Manusia selalu tertarik untuk mengenal lebih jauh tentang dirinya sendiri. Tes-tes kepribadian, mulai dari yang katanya diturunkan dari Hippocrates (Sanguine, Melancholic, Choleric, dan Phlegmatic) sampai yang merupakan gabungan dari empat oposisi hasil pemikiran Carl Jung (Introvert-Extrovert, Intuitive-Sensing, Thinking-Feeling, dan Judging-Perceiving), selalu menggelitik rasa keingintahuan kita. Dari waktu saya remaja, ibu saya sudah memperingatkan, “Jangan jadikan hasil tes-tes kepribadian sebagai alasan, ‘Iya, aku memang begini, terima dong!’”
Mengenali diri kita dengan segala kelemahan dan kelebihannya berarti juga siap menerima pemotongan ranting-ranting yang tidak Kristiani. Buah Roh (Galatia 5:22-23) adalah apa yang harus ada atau paling tidak, bertumbuh dalam diri semua orang Kristen tanpa terkecuali, dan perbuatan daging (Galatia 5:19-21) tidak boleh ada atau paling tidak, dalam proses pembuangan. Memang kita punya cara kita masing-masing untuk mengasihi, namun lebih sering permasalahannya adalah kita tidak rela minta Tuhan memampukan kita untuk mengasihi. Pemecahannya sama sekali bukan jujur menampilkan kelemahan, lalu bangga pula akan keapa-adaan kita dan kemudian tidak memperbaiki diri.
Eksistensialisme semacam ini tidak membawa kita mendekati surga, sebaliknya menghadirkan neraka lebih jelas di dunia. Kita dipaksa untuk hidup dengan orang yang berdosa dan bangga akan keberdosaannya, yaitu diri kita sendiri. Di mana letak kebebasan dari cara hidup semacam itu?

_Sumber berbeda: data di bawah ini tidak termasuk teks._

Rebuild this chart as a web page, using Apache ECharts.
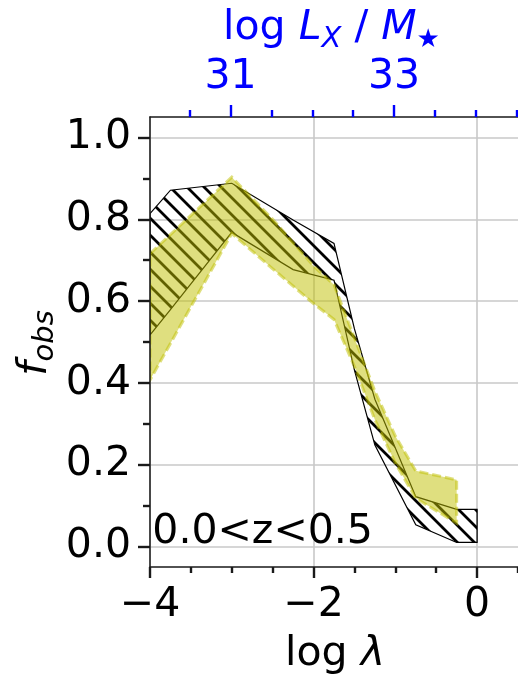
<!DOCTYPE html>
<html><head><meta charset="utf-8">
<script src="https://cdn.jsdelivr.net/npm/echarts@6/dist/echarts.min.js"></script>
<style>html,body{margin:0;padding:0;background:#fff}#c{width:518px;height:677px}</style>
</head><body><div id="c"></div>
<script>
// ---- data ----
const modelX     = [-4, -3.75, -3, -2.25, -1.75, -1.5, -1.25, -0.75, -0.25, 0];
const modelUpper = [0.814, 0.871, 0.888, 0.798, 0.741, 0.532, 0.36, 0.122, 0.091, 0.091];
const modelLower = [0.517, 0.579, 0.768, 0.677, 0.651, 0.431, 0.248, 0.053, 0.010, 0.010];
const obsX     = [-4, -3, -2.5, -2, -1.75, -1.5, -1.25, -1, -0.75, -0.25];
const obsUpper = [0.716, 0.903, 0.80, 0.686, 0.64, 0.51, 0.38, 0.27, 0.185, 0.163];
const obsLower = [0.407, 0.765, 0.679, 0.594, 0.555, 0.44, 0.31, 0.204, 0.118, 0.057];
const xMajorTicks = [-4, -2, 0];
const xMinorTicks = [-3.5, -3, -2.5, -1.5, -1, -0.5, 0.5];
const yMajorTicks = [0, 0.2, 0.4, 0.6, 0.8, 1.0];
const yMinorTicks = [0.1, 0.3, 0.5, 0.7, 0.9];
const topMajorTicks = [31, 33];
const topMinorTicks = [30.5, 31.5, 32, 32.5, 33.5, 34, 34.5];
const annotation = '0.0<z<0.5';

// ---- helpers ----
const FONT = '"DejaVu Sans"';
const FS = 41, SUB = 29, MID = 0.346;
const mctx = document.createElement('canvas').getContext('2d');
function fstr(size, it) { return (it ? 'italic ' : '') + size + 'px ' + FONT; }
function mathRun(parts, color) {
  let x = 0; const els = [];
  for (const p of parts) {
    const size = p.size || FS;
    mctx.font = fstr(size, p.it);
    const w = mctx.measureText(p.t).width;
    els.push({ type: 'text', x: x, y: (p.dy || 0) - MID * size,
      style: { text: p.t, font: fstr(size, p.it), fill: color, align: 'left', verticalAlign: 'middle' } });
    x += w;
  }
  return { els, width: x };
}
function hatchPattern(s, lw) {
  const c = document.createElement('canvas'); c.width = s; c.height = s;
  const g = c.getContext('2d'); g.strokeStyle = '#000'; g.lineWidth = lw;
  g.beginPath();
  for (const k of [-1, 0, 1]) { g.moveTo(-2, -2 + k * s); g.lineTo(s + 2, s + 2 + k * s); }
  g.stroke();
  return c;
}
const hatch = hatchPattern(17, 2.8);
function band(api, xs, up, lo) {
  const pts = [];
  for (let i = 0; i < xs.length; i++) pts.push(api.coord([xs[i], up[i]]));
  for (let i = xs.length - 1; i >= 0; i--) pts.push(api.coord([xs[i], lo[i]]));
  return pts;
}
const fmtX = v => v < 0 ? '\u2212' + Math.abs(v) : String(v);

const spine = { color: '#1a1a1a', width: 1.5 };
const tickStyle = { color: '#1a1a1a', width: 2.4 };
const blue = '#0000ff';
const labelBase = { fontFamily: FONT, fontSize: FS, color: '#000' };
const noLine = { show: false, onZero: false };
const spineLine = { show: true, onZero: false, lineStyle: spine };

// titles
const xt = mathRun([{ t: 'log ' }, { t: '\u03bb', it: true }], '#000');
const tt = mathRun([{ t: 'log ' }, { t: 'L', it: true }, { t: 'X', it: true, size: SUB, dy: 7 },
  { t: ' / ' }, { t: 'M', it: true }, { t: '\u2605', size: 26, dy: 7 }], blue);
const yt = mathRun([{ t: 'f', it: true }, { t: 'obs', it: true, size: SUB, dy: 6 }], '#000');

const chart = echarts.init(document.getElementById('c'), null, { renderer: 'canvas', width: 518, height: 677 });
chart.setOption({
  animation: false,
  backgroundColor: '#fff',
  grid: { left: 150, top: 117, width: 369.4, height: 450 },
  xAxis: [
    { type: 'value', position: 'bottom', min: -4, max: 0.5,
      axisLine: noLine,
      axisTick: { customValues: xMajorTicks, length: 11, lineStyle: tickStyle },
      axisLabel: Object.assign({ customValues: xMajorTicks, margin: 18, formatter: fmtX }, labelBase),
      splitLine: { show: true, lineStyle: { color: '#c8c8c8', width: 1.6 } } },
    { type: 'value', position: 'bottom', min: -4, max: 0.5, z: 5,
      axisLine: spineLine,
      axisTick: { customValues: xMinorTicks, length: 6, lineStyle: tickStyle },
      axisLabel: { show: false }, splitLine: { show: false } },
    { type: 'value', position: 'top', min: 30.015, max: 34.515, z: 5,
      axisLine: spineLine,
      axisTick: { customValues: topMajorTicks, length: 12, lineStyle: { color: blue, width: 2.4 } },
      axisLabel: Object.assign({}, labelBase, { customValues: topMajorTicks, margin: 19, color: blue }),
      splitLine: { show: false } },
    { type: 'value', position: 'top', min: 30.015, max: 34.515, z: 5,
      axisLine: noLine,
      axisTick: { customValues: topMinorTicks, length: 7, lineStyle: { color: blue, width: 2.4 } },
      axisLabel: { show: false }, splitLine: { show: false } }
  ],
  yAxis: [
    { type: 'value', position: 'left', min: -0.05, max: 1.05,
      axisLine: noLine,
      axisTick: { customValues: yMajorTicks, length: 12, lineStyle: tickStyle },
      axisLabel: Object.assign({ customValues: yMajorTicks, margin: 19, formatter: v => v.toFixed(1) }, labelBase),
      splitLine: { show: true, lineStyle: { color: '#c8c8c8', width: 1.6 } } },
    { type: 'value', position: 'left', min: -0.05, max: 1.05, z: 5,
      axisLine: spineLine,
      axisTick: { customValues: yMinorTicks, length: 7, lineStyle: tickStyle },
      axisLabel: { show: false }, splitLine: { show: false } }
  ],
  series: [
    { type: 'custom', name: 'model', xAxisIndex: 0, yAxisIndex: 0, clip: true, z: 2,
      data: modelX.map((x, i) => [x, modelUpper[i], modelLower[i]]),
      encode: { x: 0, y: [1, 2] },
      renderItem: (params, api) => params.dataIndex !== 0 ? null : {
        type: 'polygon', shape: { points: band(api, modelX, modelUpper, modelLower) },
        style: { fill: { image: hatch, repeat: 'repeat' }, stroke: '#000', lineWidth: 1.2 } } },
    { type: 'custom', name: 'obs', xAxisIndex: 0, yAxisIndex: 0, clip: true, z: 3,
      data: obsX.map((x, i) => [x, obsUpper[i], obsLower[i]]),
      encode: { x: 0, y: [1, 2] },
      renderItem: (params, api) => params.dataIndex !== 0 ? null : {
        type: 'polygon', shape: { points: band(api, obsX, obsUpper, obsLower) },
        style: { fill: 'rgba(191,191,0,0.5)', stroke: 'rgba(191,191,0,0.5)', lineWidth: 3, lineDash: [9, 4] } } }
  ],
  graphic: [
    { type: 'text', x: 152.3, y: 547 - MID * FS, z: 10,
      style: { text: annotation, font: fstr(FS, false), fill: '#000', align: 'left', verticalAlign: 'middle' } },
    { type: 'group', x: 335 - xt.width / 2, y: 668.3, children: xt.els },
    { type: 'group', x: 223.1, y: 42.7, children: tt.els },
    { type: 'group', x: 0, y: 343 + yt.width / 2, rotation: Math.PI / 2,
      children: yt.els.map(e => Object.assign({}, e, { y: e.y + 49.5 })) }
  ]
});
</script></body></html>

Akan tetapi mungkin generasi sekarang ini sudah hidup terlalu enak (baca: membosankan) sehingga tidak lagi melihat maupun menemukan sesuatu yang menantang dalam hidup nyata, in real life atau disingkat IRL dalam bahasa chatting, sehingga mencari-cari ketegangan (excitement). Baik melalui menerjunkan diri di dunia maya dalam komik, games, film, ataupun membuat-buat masalah sungguhan. Padahal sebagai orang Kristen, kita sedang bertempur dalam the Battle of Ages. Mungkin kedengaran seperti satu game yang menarik, mungkin teman dari the Age of Empires? Tidak! Ini adalah kenyataan hidup. Kita sedang berada di medan pertempuran. Kita adalah generasi penerus dari pertempuran seru yang sudah berlangsung berabad-abad sejak Adam dan pertempuran ini harus kita menangkan. Di dalam sejarah, sudah begitu banyak pahlawan besar yang termasuk dalam pasukan Kristus, mulai dari Abraham, Daud, Petrus, Paulus, Augustinus, Martin Luther, Johannes Calvin, Jonathan Edwards, Hudson Taylor, John Sung, Cornelius Van Til, dan masih banyak lagi. Dan seperti Frodo dalam the Lord of the Rings, kita yang tidak kuat, tidak bijaksana, tidak memiliki magical power apapun juga, ikut berbaris dalam barisan orang-orang besar ini, digerakkan untuk menerima beban yang berat ini di atas pundak kita. ‘Hanya’ anugerah Tuhan yang memampukan kita. Betulkah ‘hanya’?
“Anugerah-Ku cukup bagimu,” kata Tuhan kepada Paulus, dan anugerah yang mengubah seorang Farisi fanatik menjadi seorang hamba Tuhan yang begitu rendah hati—anugerah dari Tuhan yang sama itu akan memampukan kita untuk meneruskan tongkat estafet dalam memenangkan bagian kita dalam the Battle of Ages.